Although the regional party was formally launched only two months before the election, its ex-AASU leadership at the helm of affairs in a new body had public opinion in their favour. “But, what argument is it that we Assamese would have to sacrifice our home and hearth, our land, for their (foreigners) freedom?” then then general secretary of AGP, Atul Bora, had said in his book on AASU conventions.

Bora, who is currently the president of the AGP and had held the position of AASU general secretary during the Agitation, was a staunch critique of the Indira Gandhi government amid demands to protect Assam from foreigner settlement. The same sentiment, perhaps, echoes in the protests today, albeit without the presence of AGP, Atul Bora and Prafula Mahanta.

Assam fears the Citizenship Amendment Act will lead to lakhs of Hindus from Bangladesh being granted Indian citizenship, which will change the demography and culture of the state. Protestors said Assam bore the brunt of immigrants between 1951 and 1971 for which the National Register of Citizens (NRC) exercise was conducted to weed them out. Passing of the CAA nullifies the NRC in Assam.

Reversed Fortunes

Despite the presence of AGP’s regionalism and AASU’s Assamese nationalism, the 2016 assembly elections reversed the fortunes of AGP and BJP. The latter won 60 seats riding along the Narendra Modi wave in 2014. The AGP raised its tally from 2011 but had only managed to win 14 seats. Both parties entered an alliance, allowing the BJP to form its first government in Assam.

But with growing dissent over the CAA, many functionaries of the alliance such as the chairman of Assam Petrochemicals Ltd Jagdish Bhuyan, chairman of Assam State Film and Development Corporation Jatin Bora, former Assembly speaker Pulakesh Baruah among others have resigned from their posts.

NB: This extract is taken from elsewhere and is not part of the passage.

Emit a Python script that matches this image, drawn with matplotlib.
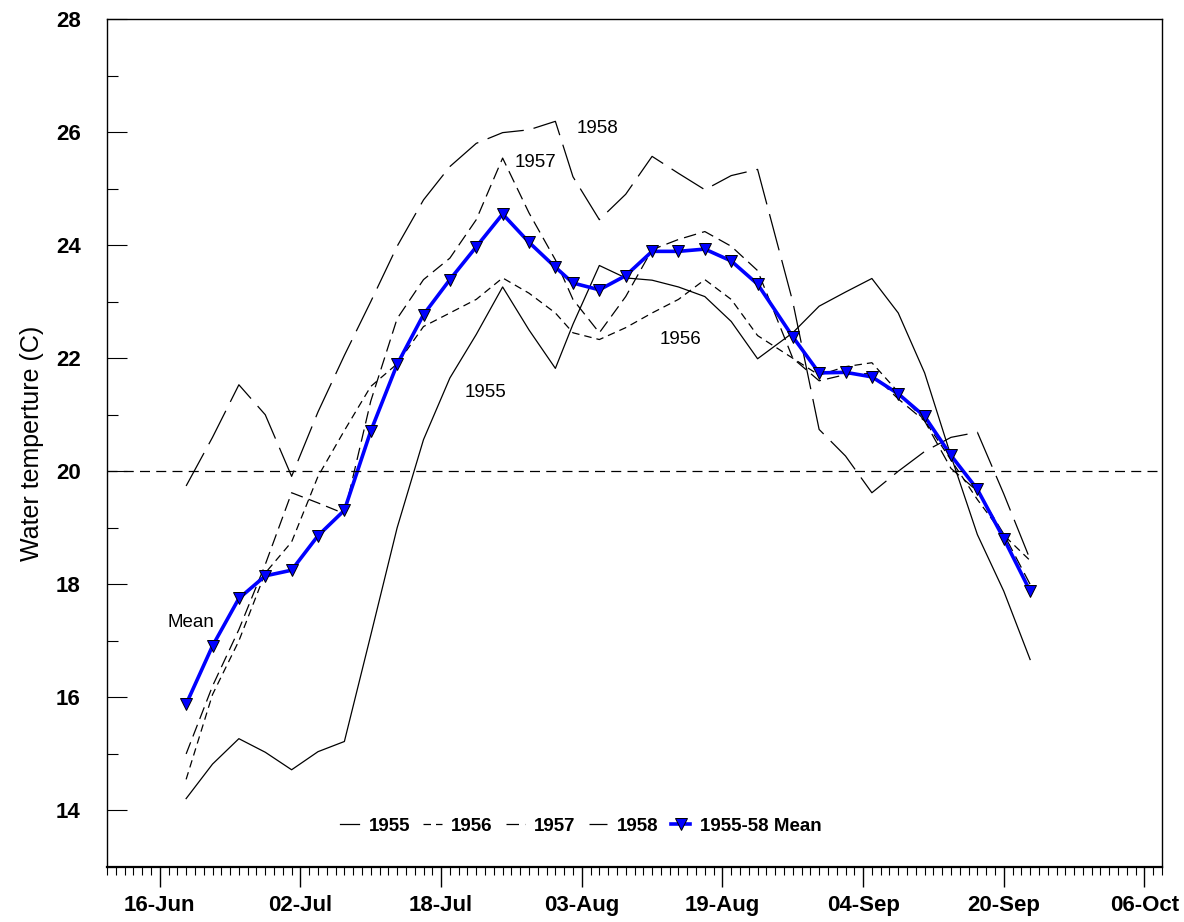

After much backlash, AGP, though hasn’t ended the alliance, seems to be under pressure to reconsider its stand on the CAA. Some reports claimed the party may approach the Supreme Court on Monday.

Historically, Assam has remained a Congress ruled state but it was only with AGP’s intervention that Assamese nationalism enshrined itself in politics. Now that the alliance voted in favour of the Act, public sentiment in Assam feels twice cheated: first by the BJP, which was elected to power in the Centre and the state with over whelming majority, and then by AGP and former AASU leaders.

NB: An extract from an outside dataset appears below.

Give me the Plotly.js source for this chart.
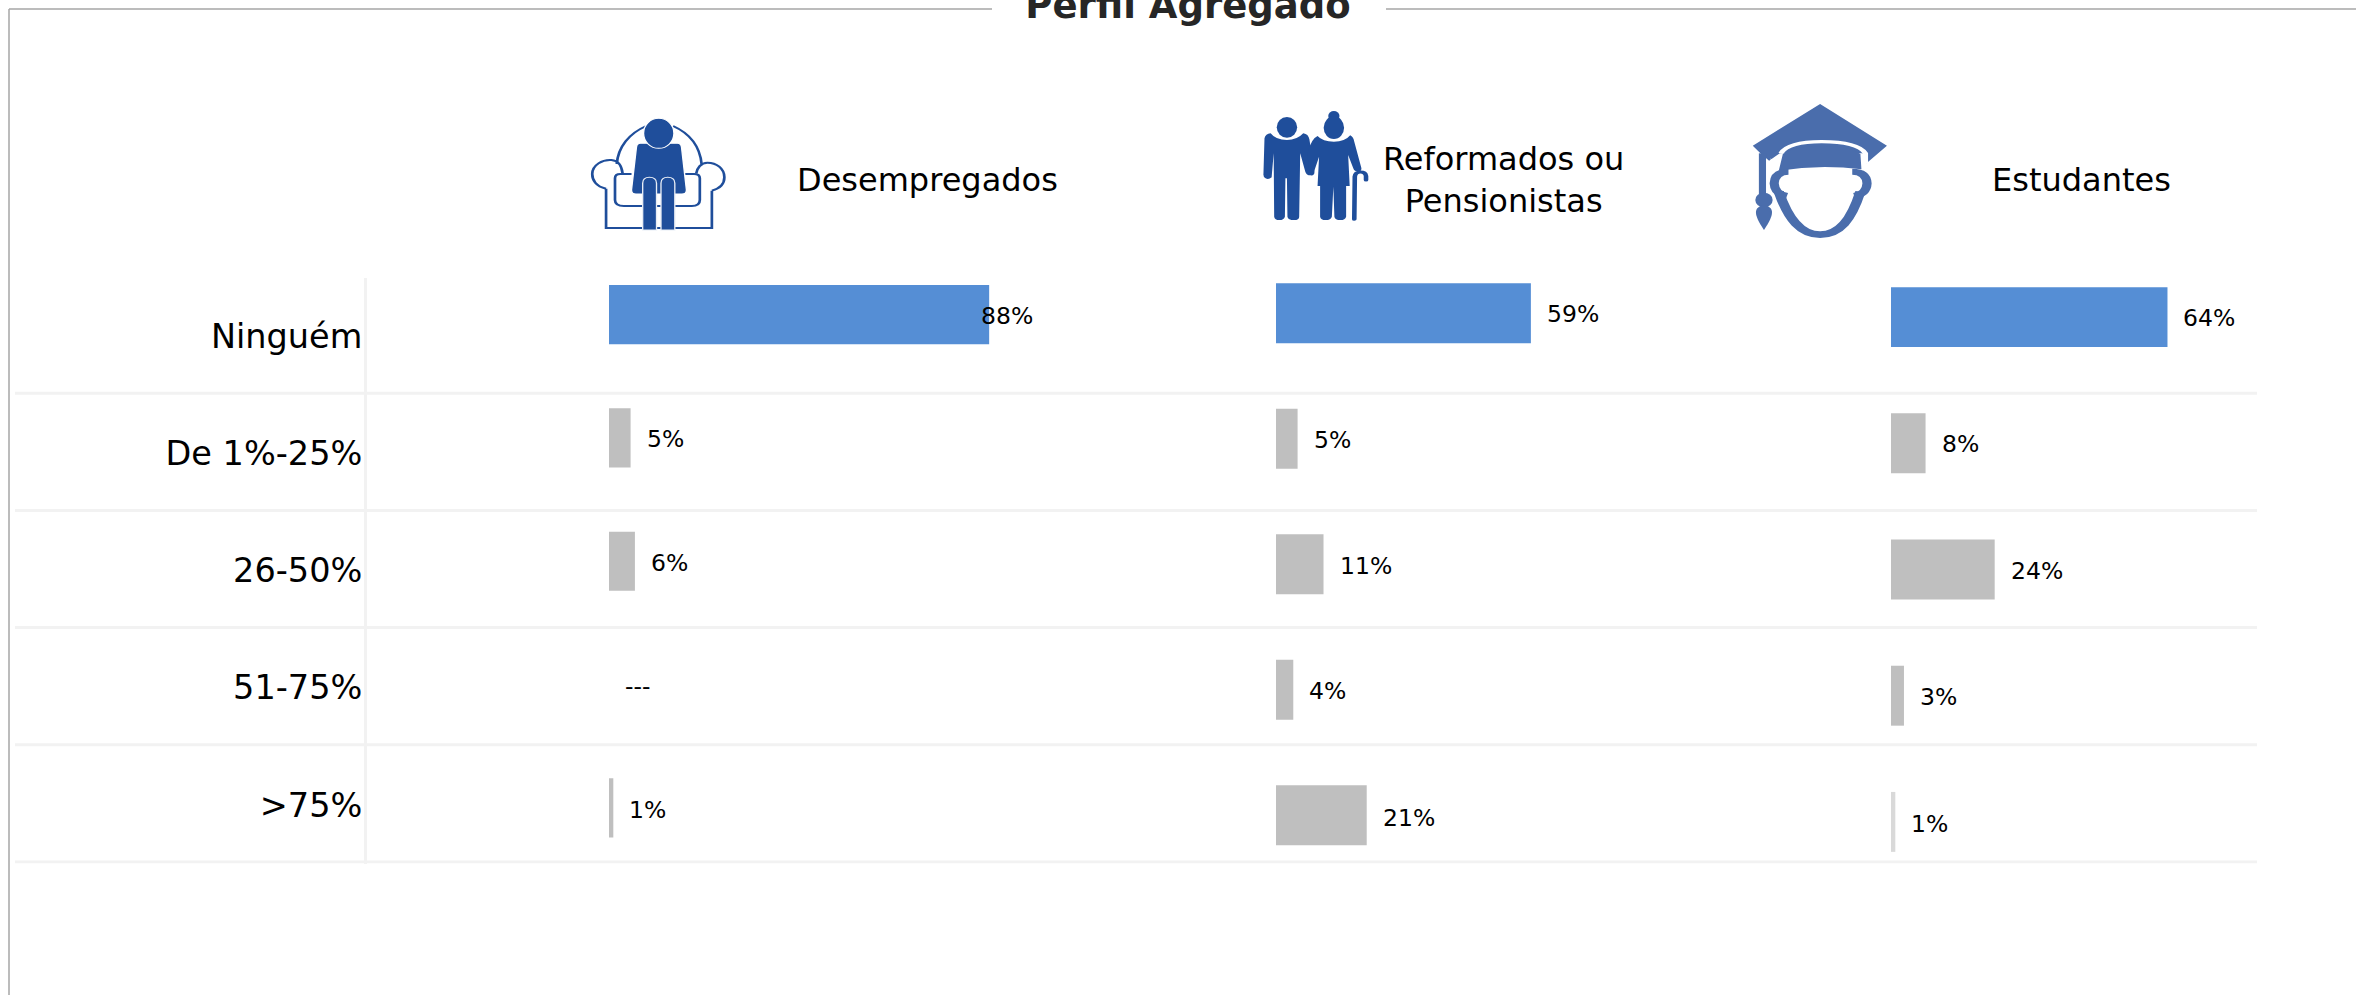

Assam chief minister Sarbananda Sonowal, senior state minister and BJP’s ‘chanakya’ in the north-east Himanta Biswa Sarma, the to-be DGP of Assam Police Tapan Deka and many sitting legislators, activists, businessmen and bureaucrats are all ex-AASU leaders and its lifetime loyalists. Sonowal, before the joining the BJP in 2011, had also been an elected MLA and MP of the AGP.

Electorally, the way saffron party has outgrown others may find logic in the sprouting of new regional parties since 2011 and the division of votes. Its vote share increased from 1 per cent in 1985 to 29 per cent in 2016. Though the BJP may have swapped positions with the AGP today, it stands on the wrong side of history, protesters in Guwahati said.

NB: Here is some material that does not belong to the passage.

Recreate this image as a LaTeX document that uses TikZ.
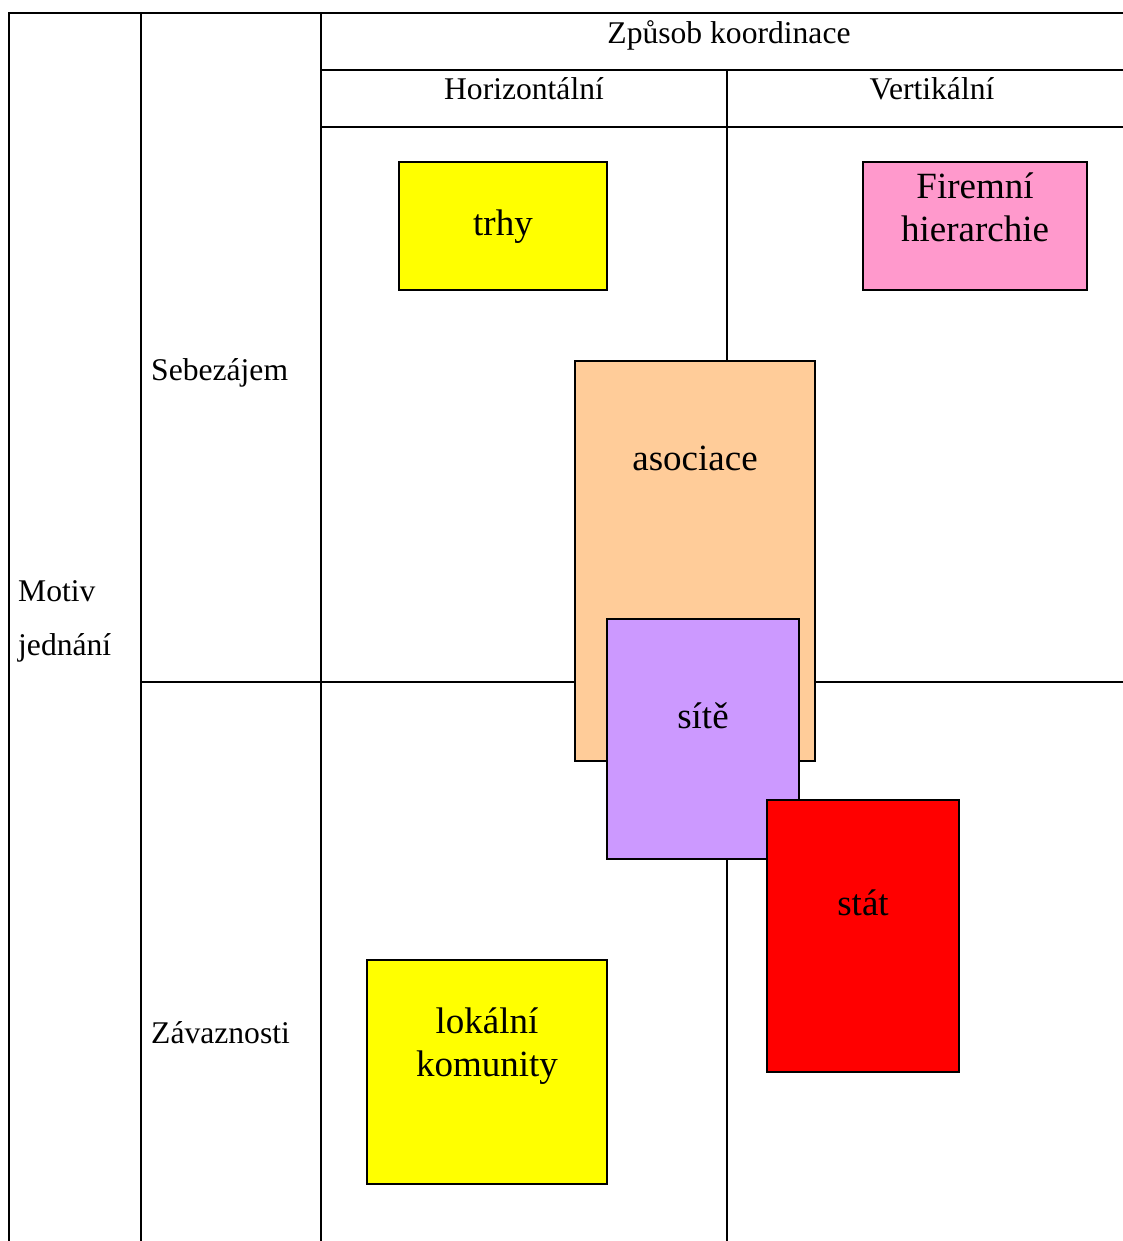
\documentclass[tikz,border=0pt]{standalone}
\usepackage{fontspec}
\setmainfont{Liberation Serif}
\definecolor{boxyellow}{HTML}{FFFF00}
\definecolor{boxpink}{HTML}{FF99CC}
\definecolor{boxpeach}{HTML}{FFCC99}
\definecolor{boxlilac}{HTML}{CC99FF}
\definecolor{boxred}{HTML}{FF0000}
\tikzset{
  rule/.style={line width=2pt},
  box/.style={draw, line width=2pt, inner sep=0pt},
  headtext/.style={font=\fontsize{31.6}{54}\selectfont, anchor=base, inner sep=0pt},
  boxtext/.style={font=\fontsize{37}{43}\selectfont, anchor=base, inner sep=0pt, align=center}
}

\begin{document}
\begin{tikzpicture}[x=1pt,y=-1pt]
\useasboundingbox (0,0) rectangle (1123,1241);
\draw[rule] (9,1241) -- (9,13) -- (1123,13);
\draw[rule] (141,13) -- (141,1241);
\draw[rule] (321,13) -- (321,1241);
\draw[rule] (321,70) -- (1123,70);
\draw[rule] (321,127) -- (1123,127);
\draw[rule] (727,70) -- (727,1241);
\draw[rule] (141,682) -- (1123,682);

\node[headtext] (zpusob) at (729,44) {Způsob koordinace};
\node[headtext] (horiz) at (524,100) {Horizontální};
\node[headtext] (vert) at (932,100) {Vertikální};
\node[headtext, anchor=base west] (sebe) at (151,380) {Sebezájem};
\node[headtext, anchor=base west] (zavaz) at (151,1043) {Závaznosti};
\node[headtext, anchor=base west, align=left] (motiv) at (18,655) {Motiv\\jednání};

\node[box, fill=boxyellow, minimum width=208pt, minimum height=128pt] (trhy) at (503,226) {};
\node[boxtext] (trhytext) at (503,236) {trhy};
\node[box, fill=boxpink, minimum width=224pt, minimum height=128pt] (firma) at (975,226) {};
\node[boxtext] (firmatext) at (975,241) {Firemní\\hierarchie};
\node[box, fill=boxpeach, minimum width=240pt, minimum height=400pt] (asociace) at (695,561) {};
\node[boxtext] (asociacetext) at (695,470) {asociace};
\node[box, fill=boxlilac, minimum width=192pt, minimum height=240pt] (site) at (703,739) {};
\node[boxtext] (sitetext) at (703,728) {sítě};
\node[box, fill=boxred, minimum width=192pt, minimum height=272pt] (stat) at (863,936) {};
\node[boxtext] (stattext) at (863,915) {stát};
\node[box, fill=boxyellow, minimum width=240pt, minimum height=224pt] (komunity) at (487,1072) {};
\node[boxtext] (komunitytext) at (487,1076) {lokální\\komunity};
\end{tikzpicture}
\end{document}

However, the lack of clear leadership and direction among the protestors who defied curfew and armed-army persons has hurt AGP more than its ally. The AASU has called out against the chants of ‘Joi Aai Axom’ (Glory to Mother Assam) and the traditional gamosa (cotton towel) being used to justify vandalism by mobs in Guwahati and has urged the public to use non-violent means of protest. Here, the AGP has remained silent.

The resurgence of public dissent against a law granting six non-Muslim communities from three neighbouring countries citizenship and settlement simmers without its political arm – the AGP, but still thrives on student politics championed by the AASU and other student organisations.